The plan was even panned by fellow Democrats like Rep. Paul Thissen. The house speaker says dropping it was the right thing to do.

“I think what it shows is that Democrats want to govern well, and they want to listen to the people of Minnesota. And that is exactly what the governor just demonstrated,” Thissen said.

Without business taxes, the governor’s office says the rest of the sales tax plan is also gone. Minnesota’s 6.8-percent sales tax likely won’t be reduced and extended to new items like clothing.
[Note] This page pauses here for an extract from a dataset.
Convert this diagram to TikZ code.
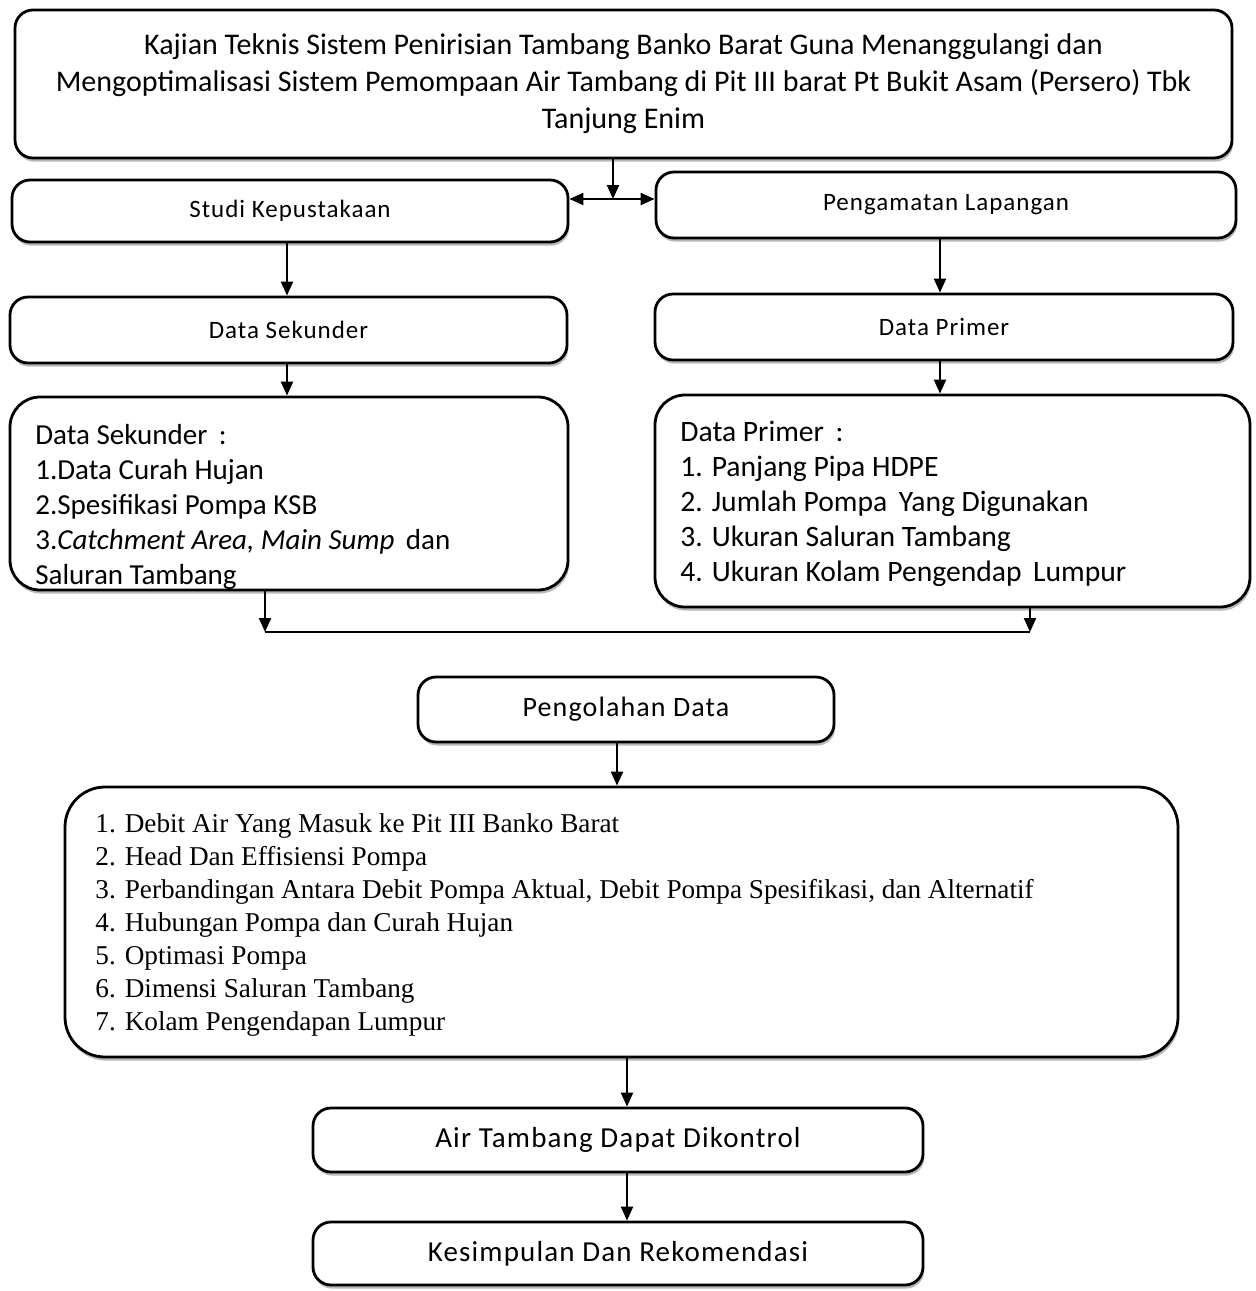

A corporate tax cut is off the table, and a freeze on business property taxes is gone as well.

And without new revenues generated by the expanded sales tax, there won’t be enough money to pay for a popular $500 property tax rebate to every homeowner.

What remains is an income tax hike on Minnesota’s highest earners: couples at $250,000 a year or more, and individuals earning more than $150,000. Rep. Kelby Woodard (R), the assistant minority leader, says these taxes will have a devastating effect on Minnesotans.

“These taxes are a killer,” Woodard said.

Minority Republicans had a rare “I told you so” moment. For weeks, they’ve been urging the governor to abandon his tax hike plans, calling them bad for job growth.

“The governor has finally conceded that taxes have consequences. The governor has heard from Minnesotans that high taxes result in less jobs for Minnesotans – and we agree,” he said.

What no one yet knows is how to pay for the programs Gov. Dayton and the Democrats want. That includes early childhood and K-12 education, job creation programs and some property tax relief. Dayton will unveil a new budget next week.

The Democrats hope that a billion dollar tax on wealthy Minnesotans will help fund the programs. They’re also looking very closely at new taxes on cigarettes and alcohol that could raise hundreds of millions of extra dollars.